* [WORK TO DO]: Leave out the pictures, and retype only the lines from the beginning of the material through the line that contains "0.300, 0.188, 0.0]", including both.

* [SOURCE MATERIAL]:
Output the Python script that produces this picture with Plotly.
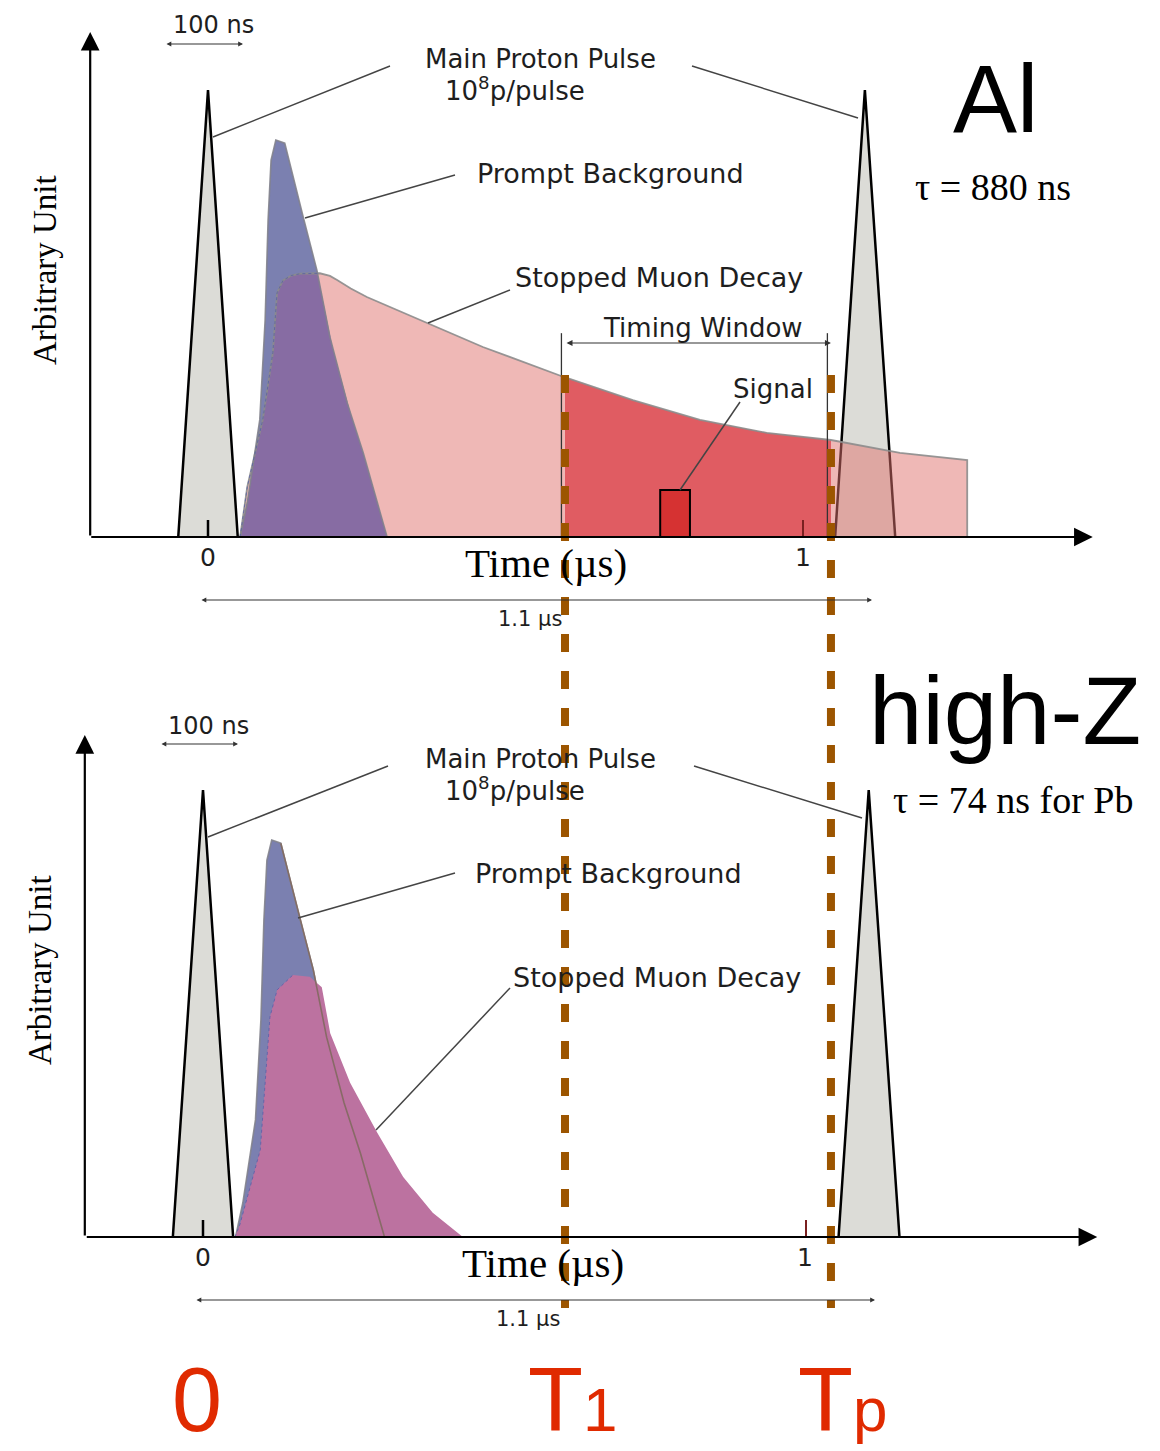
import numpy as np
import plotly.graph_objects as go

# ---------------- data (time in µs, height in arbitrary units) ----------------
pulse_left_t = [-0.050, 0.0, 0.050]
pulse_left_h = [0.0, 1.0, 0.0]
pulse_right_t = [1.054, 1.104, 1.155]
pulse_right_h = [0.0, 1.0, 0.0]

prompt_t = [0.054, 0.066, 0.087, 0.096, 0.101, 0.106, 0.114, 0.129, 0.160, 0.183, 0.205, 0.234, 0.261, 0.301]
prompt_h = [0.0, 0.076, 0.262, 0.485, 0.709, 0.843, 0.888, 0.881, 0.716, 0.597, 0.447, 0.300, 0.188, 0.0]

al_decay_t = [0.054, 0.066, 0.092, 0.109, 0.116, 0.126, 0.140, 0.155, 0.188, 0.205, 0.217, 0.240, 0.267,
              0.368, 0.462, 0.598, 0.714, 0.827, 0.939, 1.047, 1.163, 1.276]
al_decay_h = [0.0, 0.112, 0.262, 0.412, 0.546, 0.574, 0.585, 0.589, 0.590, 0.584, 0.575, 0.556, 0.537,
              0.479, 0.425, 0.358, 0.306, 0.262, 0.233, 0.217, 0.188, 0.172]

pb_decay_t = [0.053, 0.061, 0.095, 0.103, 0.111, 0.123, 0.149, 0.177, 0.197, 0.211, 0.244, 0.289, 0.332, 0.381, 0.431]
pb_decay_h = [0.0, 0.027, 0.195, 0.345, 0.492, 0.553, 0.586, 0.582, 0.559, 0.456, 0.345, 0.233, 0.134, 0.054, 0.0]

T1 = 0.600          # start of timing window (µs)
TP = 1.047          # end of timing window / next pulse (µs)
signal_t = [0.760, 0.810]
signal_h = 0.105
tick_t = [0.0, 1.0]
tick_labels = ["0", "1"]

# ---------------- styling ----------------
W, H = 1160, 1451          # target picture
OFF = 8                    # default page margin of the html body
WF, HF = W - OFF, H - OFF  # figure size
SANS = "DejaVu Sans"
ARIAL = "Liberation Sans, Arial"
SERIF = "Liberation Serif, Times New Roman"
INK = "#1e1e1e"
GRAY_FILL = "#dcdcd7"
PINK = "rgba(223,113,109,0.5)"
RED_WIN = "#e05c62"
BLUE = "#7b80b0"
PURPLE = "#876ca3"
MAGENTA = "#bc72a0"
ORANGE = "#9c5500"
RED_TXT = "#e02a00"


def px(x):
    return (x - OFF) / WF


def py(y):
    return 1 - (y - OFF) / HF


fig = go.Figure()


def poly(t, h, xa, ya, fill, line_color="rgba(0,0,0,0)", lw=0, dash=None):
    fig.add_trace(go.Scatter(
        x=list(t), y=list(h), xaxis=xa, yaxis=ya, mode="lines",
        fill="toself", fillcolor=fill,
        line=dict(color=line_color, width=lw, dash=dash),
        hoverinfo="skip", showlegend=False))


def outline(t, h, xa, ya, color, lw, dash=None):
    fig.add_trace(go.Scatter(
        x=list(t), y=list(h), xaxis=xa, yaxis=ya, mode="lines",
        line=dict(color=color, width=lw, dash=dash), hoverinfo="skip", showlegend=False))


al_t = np.array(al_decay_t)
al_h = np.array(al_decay_h)
pr_t = np.array(prompt_t)
pr_h = np.array(prompt_h)

# ================= TOP PANEL (Al) =================
poly(pulse_right_t, pulse_right_h, "x", "y", GRAY_FILL, "black", 2.5)
al_poly_t = list(al_t) + [al_t[-1]]
al_poly_h = list(al_h) + [0.0]
poly(al_poly_t, al_poly_h, "x", "y", PINK)
mask = (al_t > T1) & (al_t < TP)
win_t = np.concatenate([[T1], al_t[mask], [TP]])
win_h = np.interp(win_t, al_t, al_h)
poly([T1] + list(win_t) + [TP], [0] + list(win_h) + [0], "x", "y", RED_WIN)
poly(prompt_t, prompt_h, "x", "y", BLUE)
grid = np.linspace(pr_t[0], pr_t[-1], 300)
ov = np.minimum(np.interp(grid, pr_t, pr_h), np.interp(grid, al_t, al_h))
poly(grid, ov, "x", "y", PURPLE)
outline(al_poly_t, al_poly_h, "x", "y", "rgba(140,140,140,0.9)", 1.8)
outline(prompt_t, prompt_h, "x", "y", "rgba(130,130,140,0.9)", 1.6)
rise = al_t <= al_t[np.argmax(al_h)]
outline(al_t[rise], al_h[rise], "x", "y", "rgba(80,90,170,0.7)", 1, "dot")
poly(pulse_left_t, pulse_left_h, "x", "y", GRAY_FILL, "black", 2.5)
poly([signal_t[0], signal_t[0], signal_t[1], signal_t[1]], [0, signal_h, signal_h, 0], "x", "y", "#d63232", "black", 2)
outline([tick_t[0], tick_t[0]], [0, 0.038], "x", "y", "black", 2.5)
outline([tick_t[1], tick_t[1]], [0, 0.038], "x", "y", "#7a2020", 2)

# ================= BOTTOM PANEL (high-Z) =================
poly(pulse_right_t, pulse_right_h, "x2", "y2", GRAY_FILL, "black", 2.5)
poly(prompt_t, prompt_h, "x2", "y2", BLUE, "rgba(130,130,140,0.9)", 1.6)
poly(pb_decay_t, pb_decay_h, "x2", "y2", MAGENTA)
outline(prompt_t[7:], prompt_h[7:], "x2", "y2", "rgba(130,105,95,0.9)", 1.6)
pb_t = np.array(pb_decay_t)
pb_h = np.array(pb_decay_h)
rise2 = pb_t <= pb_t[np.argmax(pb_h)]
outline(pb_t[rise2], pb_h[rise2], "x2", "y2", "rgba(80,90,170,0.7)", 1, "dot")
poly(pulse_left_t, pulse_left_h, "x2", "y2", GRAY_FILL, "black", 2.5)
outline([tick_t[0], tick_t[0]], [0, 0.038], "x2", "y2", "black", 2.5)
outline([tick_t[1], tick_t[1]], [0, 0.038], "x2", "y2", "#7a2020", 2)

annotations = []
shapes = []


def label(text, x, y, size, family=SANS, color=INK, xanchor="center", yanchor="middle", angle=0):
    annotations.append(dict(text=text, x=px(x), y=py(y), xref="paper", yref="paper", showarrow=False,
                            font=dict(size=size, family=family, color=color),
                            xanchor=xanchor, yanchor=yanchor, textangle=angle))


def parrow(x0, y0, x1, y1, size=1.0, width=1.2, side="end", head=2, color="#333"):
    annotations.append(dict(text="", x=px(x1), y=py(y1), xref="paper", yref="paper",
                            ax=x0 - x1, ay=y0 - y1, axref="pixel", ayref="pixel",
                            showarrow=True, arrowhead=head, startarrowhead=head,
                            arrowsize=size, startarrowsize=size, arrowwidth=width,
                            arrowside=side, arrowcolor=color, standoff=0, startstandoff=0))


def leader(x0, y0, x1, y1):
    shapes.append(dict(type="line", xref="paper", yref="paper", x0=px(x0), y0=py(y0), x1=px(x1), y1=py(y1),
                       line=dict(color="#444", width=1.5), layer="above"))


# axes arrows (data coordinates)
for xa, ya, x_lo, x_hi, y_hi, ax_len, ay_len in [("x", "y", -0.198, 1.487, 1.130, 1003, 505),
                                                  ("x2", "y2", -0.196, 1.483, 1.123, 1012, 502)]:
    annotations.append(dict(text="", x=x_hi, y=0, xref=xa, yref=ya, ax=-ax_len, ay=0,
                            showarrow=True, arrowhead=2, arrowsize=1.7, arrowwidth=2.2,
                            arrowcolor="black", standoff=0))
    annotations.append(dict(text="", x=x_lo, y=y_hi, xref=xa, yref=ya, ax=0, ay=ay_len,
                            showarrow=True, arrowhead=2, arrowsize=1.7, arrowwidth=2.2,
                            arrowcolor="black", standoff=0))

# timing window arrow and markers
annotations.append(dict(text="", x=TP, y=0.434, xref="x", yref="y", ax=T1, ay=0.434, axref="x", ayref="y",
                        showarrow=True, arrowhead=2, startarrowhead=2, arrowsize=1, startarrowsize=1,
                        arrowwidth=1.2, arrowside="end+start", arrowcolor="#333", standoff=0, startstandoff=0))
for xv in (T1, TP):
    shapes.append(dict(type="line", xref="x", yref="y", x0=xv - 0.006, x1=xv - 0.006, y0=0, y1=0.456,
                       line=dict(color="#333", width=1.3), layer="above"))

# labels top
label("100 ns", 213, 25, 24)
parrow(165, 44, 243, 44, size=0.8, width=1.2, side="end+start")
label("Main Proton Pulse", 540, 59, 26)
label("10<sup>8</sup>p/pulse", 515, 89, 26)
leader(390, 66, 213, 137)
leader(692, 66, 858, 118)
label("Prompt Background", 475, 173, 27, xanchor="left")
leader(455, 175, 305, 218)
label("Stopped Muon Decay", 513, 277, 27, xanchor="left")
leader(510, 290, 428, 323)
label("Timing Window", 703, 328, 26)
label("Signal", 773, 389, 26)
leader(740, 402, 680, 490)
label("Al", 995, 98, 96, family=ARIAL, color="black")
label("τ = 880 ns", 993, 187, 38, family=SERIF, color="black")
label("Arbitrary Unit", 45, 270, 33, family=SERIF, color="black", angle=-90)
label(tick_labels[0], 208, 557, 25)
label(tick_labels[1], 803, 557, 25)
label("Time (µs)", 546, 563, 41, family=SERIF, color="black")
parrow(200, 600, 872, 600, size=0.8, width=1.2, side="end+start")
label("1.1 µs", 530, 619, 21)

# labels bottom
label("100 ns", 208, 726, 24)
parrow(160, 744, 238, 744, size=0.8, width=1.2, side="end+start")
label("Main Proton Pulse", 540, 759, 26)
label("10<sup>8</sup>p/pulse", 515, 789, 26)
leader(388, 766, 208, 837)
leader(694, 766, 862, 818)
label("Prompt Background", 473, 873, 27, xanchor="left")
leader(455, 873, 298, 918)
label("Stopped Muon Decay", 511, 977, 27, xanchor="left")
leader(510, 988, 376, 1130)
label("high-Z", 1005, 710, 96, family=ARIAL, color="black")
label("τ = 74 ns for Pb", 1013, 800, 38, family=SERIF, color="black")
label("Arbitrary Unit", 40, 970, 33, family=SERIF, color="black", angle=-90)
label(tick_labels[0], 203, 1257, 25)
label(tick_labels[1], 805, 1257, 25)
label("Time (µs)", 543, 1263, 41, family=SERIF, color="black")
parrow(195, 1300, 875, 1300, size=0.8, width=1.2, side="end+start")
label("1.1 µs", 528, 1319, 21)

# red time markers
label("0", 197, 1400, 90, family=ARIAL, color=RED_TXT)
label("T<span style='font-size:62px'>1</span>", 572, 1400, 90, family=ARIAL, color=RED_TXT)
label("T<span style='font-size:62px'>p</span>", 842, 1400, 90, family=ARIAL, color=RED_TXT)

# dashed window boundaries spanning both panels
for xv in (T1, TP):
    shapes.append(dict(type="line", xref="x", yref="paper", x0=xv, x1=xv, y0=py(375), y1=py(1308),
                       line=dict(color=ORANGE, width=8, dash="18px,19px"), layer="above"))

fig.update_layout(
    width=WF, height=HF, margin=dict(l=0, r=0, t=0, b=0),
    paper_bgcolor="white", plot_bgcolor="rgba(0,0,0,0)", showlegend=False,
    xaxis=dict(domain=[0, 1], range=[(OFF - 208) / 595, (W - 208) / 595], visible=False, anchor="y", fixedrange=True),
    yaxis=dict(domain=[0, 1], range=[(537 - H) / 447, (537 - OFF) / 447], visible=False, anchor="x", fixedrange=True),
    xaxis2=dict(domain=[0, 1], range=[(OFF - 203) / 603, (W - 203) / 603], visible=False, anchor="y2", fixedrange=True),
    yaxis2=dict(domain=[0, 1], range=[(1237 - H) / 447, (1237 - OFF) / 447], visible=False, anchor="x2", fixedrange=True),
    annotations=annotations, shapes=shapes,
)

fig.write_html("out.html")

* [TASK RESULT]:
Output the Python script that produces this picture with Plotly.
import numpy as np
import plotly.graph_objects as go

# ---------------- data (time in µs, height in arbitrary units) ----------------
pulse_left_t = [-0.050, 0.0, 0.050]
pulse_left_h = [0.0, 1.0, 0.0]
pulse_right_t = [1.054, 1.104, 1.155]
pulse_right_h = [0.0, 1.0, 0.0]

prompt_t = [0.054, 0.066, 0.087, 0.096, 0.101, 0.106, 0.114, 0.129, 0.160, 0.183, 0.205, 0.234, 0.261, 0.301]
prompt_h = [0.0, 0.076, 0.262, 0.485, 0.709, 0.843, 0.888, 0.881, 0.716, 0.597, 0.447, 0.300, 0.188, 0.0]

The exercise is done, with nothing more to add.